Irish bookshop owner and literary patron

May O'Flaherty (born Mary Angela Flaherty, 14 May 1904 – 27 March 1991) was an Irish book store proprietor, known as the owner of Parsons Bookshop at Baggot Street Bridge in Dublin's southside. Through the shop's writer-in-residence schemes, and general environment, she patronised and befriended prominent Irish writers such as Patrick Kavanagh, Brendan Behan, and Seamus Heaney.

==Background==
May was born on 14 May 1904 in Youghal, County Cork, to Thomas Flaherty, a Royal Irish Constabulary sergeant, originally from County Kerry, and Catherine (née Drummy) O'Flaherty, from Kilmichael, County Cork. The family moved from Youghal to Dublin, due to Thomas' placement, living in Arran Quay and near the North Circular Road. May worked in a furrier's on Grafton Street for a time.

==Parsons Bookshop==
O'Flaherty purchased Parsons general store on Baggot Street Bridge in 1949. The purchase was somewhat inadvertent, as her intention was to be in the purchase auction in order to inflate the price. Books were a small part of the business early on, attracting custom from locally based poet Patrick Kavanagh. At Kavanagh's suggestion, a deal was struck with Oxford University Press and the book offering improved over time. Kavanagh's presence changed from that of a customer to a guest as his interactions with Parsons became more familiar. Other writers followed with Brendan Behan, and Brian O'Nolan among the most notable early on. Less-established writers thrived in the environment with Hugh Leonard, Michael Hartnett, Peter Costello and Adrian Kenny.
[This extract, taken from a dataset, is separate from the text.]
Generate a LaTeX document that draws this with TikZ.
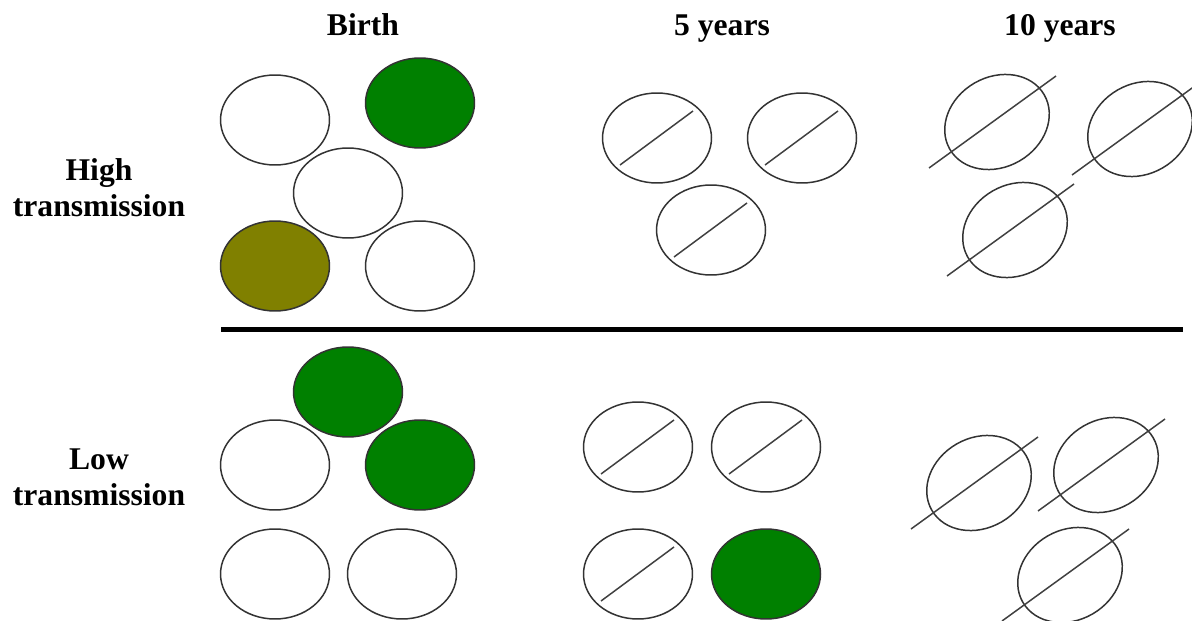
\documentclass[tikz,border=0pt]{standalone}
\usepackage{fontspec}
\setmainfont{Liberation Serif}
\usetikzlibrary{shapes.geometric}
\definecolor{livegreen}{RGB}{0,128,0}
\definecolor{olivecell}{RGB}{128,128,0}

\begin{document}
\begin{tikzpicture}[
  x=0.02cm, y=-0.02cm,
  cell/.style={ellipse, draw=black!80, line width=0.85pt, minimum width=2.18cm, minimum height=1.8cm, inner sep=0pt},
  old/.style={cell, rotate=30},
  slash/.style={draw=black!75, line width=0.85pt},
  head/.style={font=\fontsize{18}{20.5}\selectfont\bfseries, anchor=base, inner sep=0pt},
  rowlab/.style={font=\fontsize{18}{20.5}\selectfont\bfseries, align=center, inner sep=0pt}
]
\useasboundingbox (0,0) rectangle (1192,621);

% column and row titles
\node[head] (birth) at (363,36) {Birth};
\node[head] (five) at (722,36) {5 years};
\node[head] (ten) at (1060,36) {10 years};
\node[rowlab] (high) at (99,188) {High\\transmission};
\node[rowlab] (low) at (99,477) {Low\\transmission};

% high transmission
\node[cell] (hb1) at (275,120) {};
\node[cell, fill=livegreen] (hb2) at (420,103) {};
\node[cell] (hb3) at (348,193) {};
\node[cell, fill=olivecell] (hb4) at (275,266) {};
\node[cell] (hb5) at (420,266) {};

\node[cell] (h5a) at (657,138) {};
\node[cell] (h5b) at (802,138) {};
\node[cell] (h5c) at (711,230) {};

\node[old] (h10a) at (997,122) {};
\node[old] (h10b) at (1140,129) {};
\node[old] (h10c) at (1015,230) {};

% separator
\coordinate (sepl) at (221,329);
\coordinate (sepr) at (1183,329);
\draw[line width=0.1cm] (sepl) -- (sepr);

% low transmission
\node[cell, fill=livegreen] (lb1) at (348,392) {};
\node[cell] (lb2) at (275,465) {};
\node[cell, fill=livegreen] (lb3) at (420,465) {};
\node[cell] (lb4) at (275,574) {};
\node[cell] (lb5) at (402,574) {};

\node[cell] (l5a) at (638,447) {};
\node[cell] (l5b) at (766,447) {};
\node[cell] (l5c) at (638,574) {};
\node[cell, fill=livegreen] (l5d) at (766,574) {};

\node[old] (l10a) at (979,483) {};
\node[old] (l10b) at (1106,465) {};
\node[old] (l10c) at (1070,575) {};

% slashes
\foreach \c in {h5a,h5b,h5c,l5a,l5b,l5c}
  \draw[slash, shift={(\c)}] (-37,27) -- (36,-27);
\foreach \c in {h10a,h10b,h10c,l10a,l10b,l10c}
  \draw[slash, shift={(\c)}] (-68,46) -- (59,-46);
\end{tikzpicture}
\end{document}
The area, and the cultural movement associated with it, not least with Parsons, became known as "Baggotonia".

When Kavanagh died in 1967, O'Flaherty created a shrine to his work in the shop.

Later writers supported by the store included Paul Durcan, Seamus Heaney, Brendan Kennelly, John Banville, Ben Kiely and Maeve Binchy. Mary Lavin stated "Parsons is my parlour."
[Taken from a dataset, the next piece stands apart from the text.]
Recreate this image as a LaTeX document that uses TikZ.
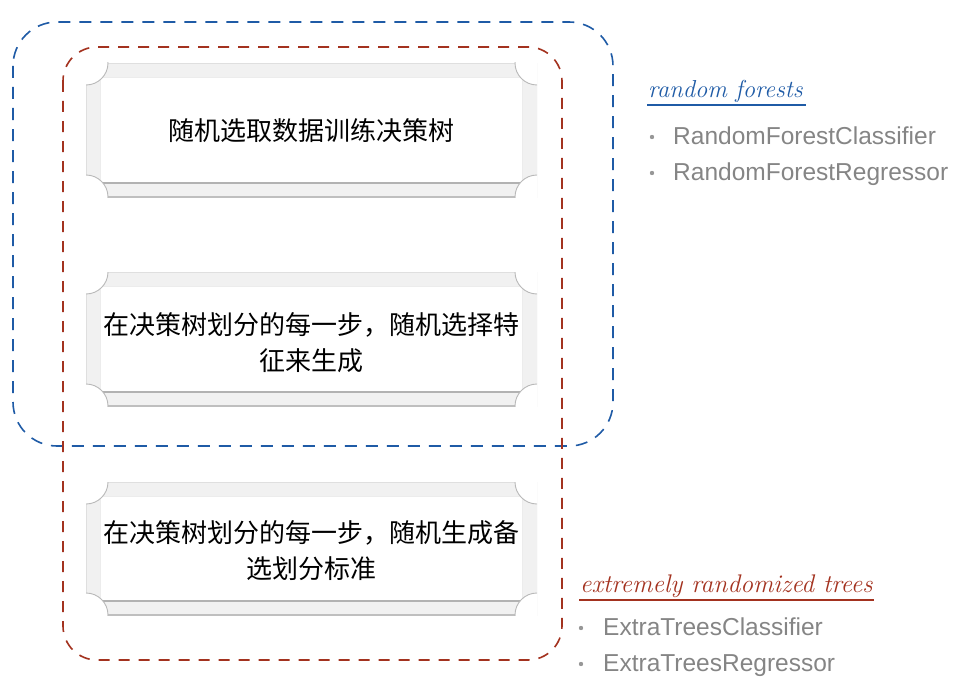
\documentclass[tikz,border=0pt]{standalone}
\usepackage{fontspec}
\setsansfont{Liberation Sans}
\newfontfamily\cjk{Noto Sans CJK SC}
\definecolor{rfblue}{HTML}{1F5BA6}
\definecolor{etred}{HTML}{A3321F}
\definecolor{listgray}{HTML}{858585}
\definecolor{framegray}{HTML}{F1F1F1}
\newcommand\scrollframe[4]{%
  \begin{scope}
    \clip (#1,#2) rectangle (#3,#4);
    \fill[framegray] (#1,#2) rectangle (#3,#4);
    \draw[gray!25] (#1,#2) rectangle (#3,#4);
    \fill[white] (#1+14,#2+14) rectangle (#3-15,#4-14);
    \draw[gray!15] (#1+14,#2+14) rectangle (#3-15,#4-14);
    \draw[gray!60, line width=1.1pt] (#1+14,#4-14) -- (#3-15,#4-14);
    \draw[gray!50, line width=1.6pt] (#1,#4) -- (#3,#4);
    \foreach \cx/\cy in {#1/#2,#3/#2,#1/#4,#3/#4}{%
      \fill[white] (\cx,\cy) circle (22pt);
      \draw[gray!55, line width=0.9pt] (\cx,\cy) circle (22pt);}
  \end{scope}}
\tikzset{
  boxtext/.style={font=\cjk\fontsize{26}{36}\selectfont, align=center, inner sep=0pt},
  hand/.style={font=\rmfamily\itshape\fontsize{24.5}{26}\selectfont, anchor=base west, inner sep=0pt},
  listtext/.style={font=\sffamily\fontsize{24.5}{28}\selectfont, text=listgray, anchor=base west, inner sep=0pt},
  bullet/.style={circle, fill=listgray!85, inner sep=0pt, minimum size=4.4pt},
  blueframe/.style={draw=rfblue, line width=1.6pt, dash pattern=on 12pt off 9pt, rounded corners=44pt},
  redframe/.style={draw=etred, line width=1.6pt, dash pattern=on 11pt off 9pt, rounded corners=34pt},
}
\begin{document}
\begin{tikzpicture}[x=1pt,y=-1pt]
\useasboundingbox (0,0) rectangle (962,685);
% scroll boxes
\scrollframe{86}{63}{537}{197}
\scrollframe{86}{272}{537}{406}
\scrollframe{86}{482}{537}{615}
\node[boxtext] (t1) at (311.5,131) {随机选取数据训练决策树};
\node[boxtext] (t2) at (311.5,343) {在决策树划分的每一步，随机选择特\\征来生成};
\node[boxtext] (t3) at (311.5,551) {在决策树划分的每一步，随机生成备\\选划分标准};
% dashed groups
\draw[blueframe] (13,22) rectangle (613,446);
\draw[redframe] (63,47) rectangle (562,660);
% random forests label
\node[hand, text=rfblue, font=\rmfamily\itshape\fontsize{24.5}{26}\selectfont] (rf) at (648,98) {random forests};
\coordinate (rfa) at (647,105);
\coordinate (rfb) at (806,105);
\draw[rfblue, line width=1.5pt] (rfa) -- (rfb);
\node[bullet] (d1) at (652,137) {};
\node[listtext] (rfc) at (673,144) {RandomForestClassifier};
\node[bullet] (d2) at (652,173) {};
\node[listtext] (rfr) at (673,180) {RandomForestRegressor};
% extremely randomized trees label
\node[hand, text=etred, font=\rmfamily\itshape\fontsize{25.5}{28}\selectfont] (et) at (580,592) {extremely randomized trees};
\coordinate (eta) at (579,600);
\coordinate (etb) at (874,600);
\draw[etred, line width=1.5pt] (eta) -- (etb);
\node[bullet] (d3) at (581,628) {};
\node[listtext] (etc) at (603,635) {ExtraTreesClassifier};
\node[bullet] (d4) at (581,664) {};
\node[listtext] (etr) at (603,671) {ExtraTreesRegressor};
\end{tikzpicture}
\end{document}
In April 1989, O'Flaherty sold the leasehold for IR£156,000, drawing media attention. In 2004, the Monaghan Association erected a plaque commemorating Kavanagh on the wall of the former Parsons premises.

==Later life and death==
In retirement, O'Flaherty lived in the suburban town of Dun Laoghaire, before moving to a nursing home in Dalkey, where she died on 27 March 1991. She was interred in Glasnevin Cemetery.